Garin (2025) studies local industrial investment that took place during World War II. To rapidly increase production of military supplies, the US government financed industrial plants across the country that were built and run by private firms but owned by the government. These plants were often located in regions that did not previously produce goods in that industry and therefore relied on unexperienced workers, who were trained on-site.
The paper defines treated counties as those where a large government-funded plant was built. Control counties are those with similar population counts as the treated-counties that did not receive government-built plants and are not adjacent to treated counties. The paper compares long-run earnings outcomes between those born in the treatment and control counties for those born in the years leading up to the war (1922-1940).
The paper finds on average that workers born in treatment counties earn an additional $1,200 (2020 dollars) annually, however these gains are driven primarily by those whose parents were at the bottom of the income distribution before the war. Evidence suggests the plant construction gave workers access to higher paying semi-skilled occupations.

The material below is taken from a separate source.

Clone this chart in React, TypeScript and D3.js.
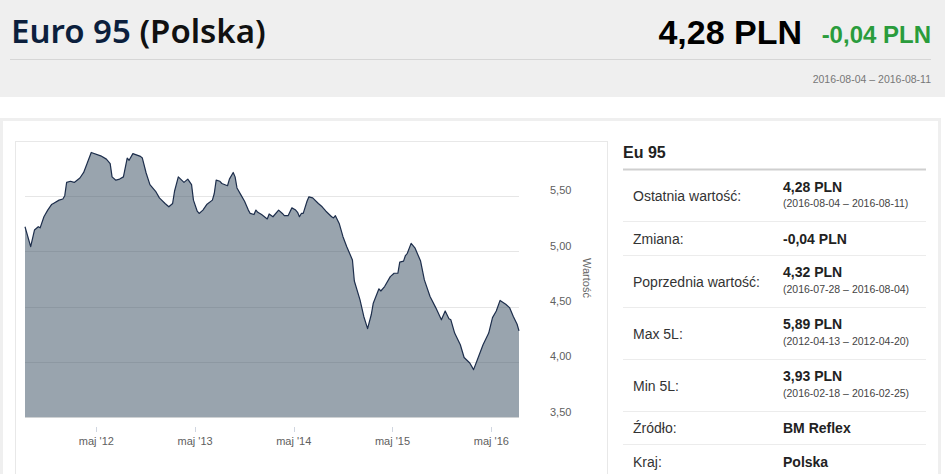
import React, { useEffect, useRef } from 'react';
import * as d3 from 'd3';

// weekly Euro 95 prices (PLN), week index counted from 2011-08-11
const weeks = [
  0, 3, 5, 7, 8, 10, 12, 14, 15, 18, 20, 21, 22, 24, 26, 29, 31, 33, 35, 40,
  43, 45, 46, 48, 50, 52, 54, 55, 57, 61, 62, 64, 66, 69, 71, 74, 76, 78, 79, 81,
  84, 86, 88, 89, 91, 92, 94, 96, 99, 100, 101, 103, 104, 107, 108, 110, 111, 112, 114, 116,
  118, 119, 121, 122, 123, 125, 128, 129, 131, 134, 136, 137, 139, 141, 143, 144, 145, 146, 147, 149,
  150, 152, 155, 157, 159, 162, 163, 164, 166, 168, 170, 173, 174, 177, 179, 181, 183, 184, 187, 188,
  190, 193, 195, 197, 198, 200, 201, 202, 204, 206, 209, 211, 214, 217, 220, 222, 224, 225, 227, 230,
  232, 235, 237, 239, 242, 245, 247, 249, 251, 254, 256, 258, 260, 261,
];
const prices = [
  5.22, 5.04, 5.19, 5.22, 5.21, 5.31, 5.37, 5.42, 5.43, 5.46, 5.47, 5.50, 5.62, 5.63, 5.62, 5.66, 5.71, 5.80, 5.89, 5.86,
  5.83, 5.79, 5.67, 5.64, 5.65, 5.67, 5.84, 5.82, 5.88, 5.855, 5.84, 5.705, 5.60, 5.54, 5.48, 5.43, 5.40, 5.43, 5.54, 5.67,
  5.62, 5.65, 5.60, 5.46, 5.36, 5.34, 5.37, 5.42, 5.46, 5.52, 5.64, 5.63, 5.61, 5.59, 5.65, 5.71, 5.67, 5.57, 5.51, 5.45,
  5.37, 5.34, 5.33, 5.37, 5.35, 5.33, 5.29, 5.335, 5.31, 5.37, 5.34, 5.32, 5.32, 5.39, 5.37, 5.35, 5.31, 5.34, 5.34, 5.45,
  5.49, 5.48, 5.43, 5.40, 5.36, 5.31, 5.30, 5.32, 5.25, 5.13, 5.04, 4.92, 4.73, 4.56, 4.41, 4.30, 4.43, 4.53, 4.66, 4.64,
  4.68, 4.77, 4.80, 4.80, 4.90, 4.91, 4.96, 4.98, 5.07, 5.03, 4.91, 4.74, 4.59, 4.49, 4.38, 4.46, 4.39, 4.38, 4.26, 4.155,
  4.04, 3.99, 3.93, 4.02, 4.155, 4.26, 4.40, 4.46, 4.555, 4.52, 4.49, 4.41, 4.34, 4.28,
];
const yTicks = [3.5, 4.0, 4.5, 5.0, 5.5];
const xTickYears = [2012, 2013, 2014, 2015, 2016];

// side table
const rowLabels = ['Ostatnia wartość:', 'Zmiana:', 'Poprzednia wartość:', 'Max 5L:', 'Min 5L:', 'Źródło:', 'Kraj:'];
const rowValues = ['4,28 PLN', '-0,04 PLN', '4,32 PLN', '5,89 PLN', '3,93 PLN', 'BM Reflex', 'Polska'];
const rowDates = [
  '(2016-08-04 – 2016-08-11)', '', '(2016-07-28 – 2016-08-04)',
  '(2012-04-13 – 2012-04-20)', '(2016-02-18 – 2016-02-25)', '', '',
];

const plLocale = d3.timeFormatLocale({
  dateTime: '%A, %e %B %Y, %X',
  date: '%d.%m.%Y',
  time: '%H:%M:%S',
  periods: ['AM', 'PM'],
  days: ['niedziela', 'poniedziałek', 'wtorek', 'środa', 'czwartek', 'piątek', 'sobota'],
  shortDays: ['nie', 'pon', 'wto', 'śro', 'czw', 'pią', 'sob'],
  months: ['styczeń', 'luty', 'marzec', 'kwiecień', 'maj', 'czerwiec', 'lipiec', 'sierpień', 'wrzesień', 'październik', 'listopad', 'grudzień'],
  shortMonths: ['sty', 'lut', 'mar', 'kwi', 'maj', 'cze', 'lip', 'sie', 'wrz', 'paź', 'lis', 'gru'],
});
const numLocale = d3.formatLocale({ decimal: ',', thousands: ' ', grouping: [3], currency: ['', ' zł'] });

const W = 945;
const H = 474;

const App: React.FC = () => {
  const svgRef = useRef<SVGSVGElement>(null);

  useEffect(() => {
    if (!svgRef.current) return;
    const svg = d3.select(svgRef.current);
    svg.selectAll('*').remove();

    // page background
    svg.append('rect').attr('width', W).attr('height', H).attr('fill', '#fff');
    svg.append('rect').attr('width', W).attr('height', 97).attr('fill', '#efefef');

    // header
    const title = svg.append('text')
      .attr('x', 11).attr('y', 43)
      .attr('font-family', '"Noto Sans", sans-serif')
      .attr('font-size', 33).attr('font-weight', 600);
    title.append('tspan').attr('fill', '#0c1f3d').text('Euro 95 ');
    title.append('tspan').attr('fill', '#111').text('(Polska)');

    svg.append('text')
      .attr('x', 931).attr('y', 43)
      .attr('text-anchor', 'end')
      .attr('font-family', '"Liberation Sans", Arial, sans-serif')
      .attr('font-size', 24).attr('font-weight', 'bold')
      .attr('fill', '#2a9c3c')
      .text('-0,04 PLN');
    svg.append('text')
      .attr('x', 802).attr('y', 44)
      .attr('text-anchor', 'end')
      .attr('font-family', '"Liberation Sans", Arial, sans-serif')
      .attr('font-size', 34).attr('font-weight', 'bold')
      .attr('fill', '#000')
      .text('4,28 PLN');

    svg.append('line')
      .attr('x1', 10).attr('x2', 931).attr('y1', 59.5).attr('y2', 59.5)
      .attr('stroke', '#d6d6d6');

    svg.append('text')
      .attr('x', 931).attr('y', 83)
      .attr('text-anchor', 'end')
      .attr('font-family', '"Liberation Sans", Arial, sans-serif')
      .attr('font-size', 10.5)
      .attr('fill', '#777')
      .text('2016-08-04 – 2016-08-11');

    // outer panel and chart box
    svg.append('rect')
      .attr('x', 1.5).attr('y', 119.5).attr('width', 938).attr('height', 400)
      .attr('fill', '#fff').attr('stroke', '#efefef').attr('stroke-width', 3);
    svg.append('rect')
      .attr('x', 15.5).attr('y', 141.5).attr('width', 592).attr('height', 400)
      .attr('fill', '#fff').attr('stroke', '#e8e8e8');

    // chart
    const start = new Date(2011, 7, 11);
    const end = d3.timeDay.offset(start, 1827);
    const dates = weeks.map(w => d3.timeDay.offset(start, w * 7));
    const data = dates.map((d, i) => ({ date: d, value: prices[i] }));

    const x = d3.scaleTime().domain([start, end]).range([25, 519]);
    const y = d3.scaleLinear().domain([3.5, 6]).range([417.3, 140.3]);

    svg.append('g')
      .selectAll('line')
      .data(yTicks)
      .join('line')
      .attr('x1', 25).attr('x2', 519)
      .attr('y1', d => Math.round(y(d)) + 0.5).attr('y2', d => Math.round(y(d)) + 0.5)
      .attr('stroke', '#e6e6e6');

    const area = d3.area<{ date: Date; value: number }>()
      .x(d => x(d.date))
      .y0(y(3.5))
      .y1(d => y(d.value));
    const line = d3.line<{ date: Date; value: number }>()
      .x(d => x(d.date))
      .y(d => y(d.value));

    svg.append('path')
      .datum(data)
      .attr('fill', '#34495e')
      .attr('fill-opacity', 0.5)
      .attr('d', area);
    svg.append('path')
      .datum(data)
      .attr('fill', 'none')
      .attr('stroke', '#1d2e4c')
      .attr('stroke-width', 1.2)
      .attr('stroke-linejoin', 'round')
      .attr('d', line);

    // y labels (right side)
    const fmtY = numLocale.format('.2f');
    svg.append('g')
      .selectAll('text')
      .data(yTicks)
      .join('text')
      .attr('x', 550)
      .attr('y', d => y(d) - 1.5)
      .attr('font-family', '"Liberation Sans", Arial, sans-serif')
      .attr('font-size', 11)
      .attr('fill', '#606060')
      .text(d => fmtY(d));

    svg.append('text')
      .attr('transform', 'translate(583,278) rotate(90)')
      .attr('text-anchor', 'middle')
      .attr('font-family', '"Liberation Sans", Arial, sans-serif')
      .attr('font-size', 11)
      .attr('fill', '#666')
      .text('Wartość');

    // x ticks
    const xTicks = xTickYears.map(yr => new Date(yr, 4, 1));
    const fmtX = plLocale.format("%b '%y");
    const xg = svg.append('g');
    xg.selectAll('line')
      .data(xTicks)
      .join('line')
      .attr('x1', d => Math.round(x(d)) + 0.5).attr('x2', d => Math.round(x(d)) + 0.5)
      .attr('y1', 427).attr('y2', 432)
      .attr('stroke', '#d0d6e0');
    xg.selectAll('text')
      .data(xTicks)
      .join('text')
      .attr('x', d => x(d))
      .attr('y', 444.5)
      .attr('text-anchor', 'middle')
      .attr('font-family', '"Liberation Sans", Arial, sans-serif')
      .attr('font-size', 11)
      .attr('fill', '#606060')
      .text(d => fmtX(d));

    // side table
    svg.append('text')
      .attr('x', 623).attr('y', 158)
      .attr('font-family', '"Liberation Sans", Arial, sans-serif')
      .attr('font-size', 16).attr('font-weight', 'bold')
      .attr('fill', '#222')
      .text('Eu 95');
    svg.append('line')
      .attr('x1', 623).attr('x2', 926).attr('y1', 169.5).attr('y2', 169.5)
      .attr('stroke', '#cfcfcf').attr('stroke-width', 2);

    let top = 169;
    rowLabels.forEach((label, i) => {
      const twoLine = rowDates[i] !== '';
      const g = svg.append('g').attr('font-family', '"Liberation Sans", Arial, sans-serif');
      g.append('text')
        .attr('x', 633).attr('y', top + (twoLine ? 32 : 22.5))
        .attr('font-size', 14).attr('fill', '#333')
        .text(label);
      g.append('text')
        .attr('x', 783).attr('y', top + 22.5)
        .attr('font-size', 14).attr('font-weight', 'bold').attr('fill', '#222')
        .text(rowValues[i]);
      if (twoLine) {
        g.append('text')
          .attr('x', 783).attr('y', top + 38)
          .attr('font-size', 10.5).attr('fill', '#444')
          .text(rowDates[i]);
      }
      top += twoLine ? 52 : 33.5;
      if (i < rowLabels.length - 1) {
        svg.append('line')
          .attr('x1', 623).attr('x2', 926)
          .attr('y1', Math.round(top) + 0.5).attr('y2', Math.round(top) + 0.5)
          .attr('stroke', '#ececec');
      }
    });
  }, []);

  return (
    <svg
      ref={svgRef}
      width={W}
      height={H}
      style={{ position: 'absolute', left: 0, top: 0 }}
    ></svg>
  );
};

export default App;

Garin (2025) constructs an MVPF for the construction of government industrial plants during World War II, focusing specifically on the impacts of plants on local residents born 1922-1940.
MVPF = 0.9
Garin (2025) calculates the net cost as the upfront cost to build the plants, the amount recouped from selling the plants to the private sector, as well as the fiscal externality of tax revenues on the increased earnings made by the cohort of treated workers.
The paper estimates that $60 billion was spent building the 90 large plants in treatment counties, and that 40% percent of that ($24 billion) was recovered when the firms were sold to the private sector.
In addition, the paper finds that workers in treated counties on average made an additional $1200 per year. Garin (2025) assumes that workers have a 40-year career and that the annual earnings increase will persist over each of these years. The paper also assumes a 3 percent discount rate. As there were 1.2 million treated workers, this leads to a net present value of $34 billion in additional earnings. Assuming that workers pay 20% of their additional earnings in taxes leads to a fiscal externality of $6.8 billion. Thus the net government cost is $60 – $24 – $6.8 = $29.2 billion.
The paper constructs an MVPF estimate under the assumption that the only beneficiaries of the policy are those born within 1922-1940 in treatment counties. The calculations of willingness-to-pay excludes local spillovers to adjacent regions, as well as any benefits that could accrue to older or younger cohorts. As described above, the paper calculates $34 billion in additional earnings made over the career and summed across 1.2 million workers. Assuming that 20% is paid in taxes, the willingness to pay is 0.8*$34 billion = $27.2 billion.
Garin (2025) finds a willingness-to-pay of $27.2 billion and a net cost of $29.2 billion which implies an MVPF of 0.93. The paper notes that this is likely a lower bound as it does not incorporate any estimates of the effects on younger or older cohorts who might have experienced earnings gains as well.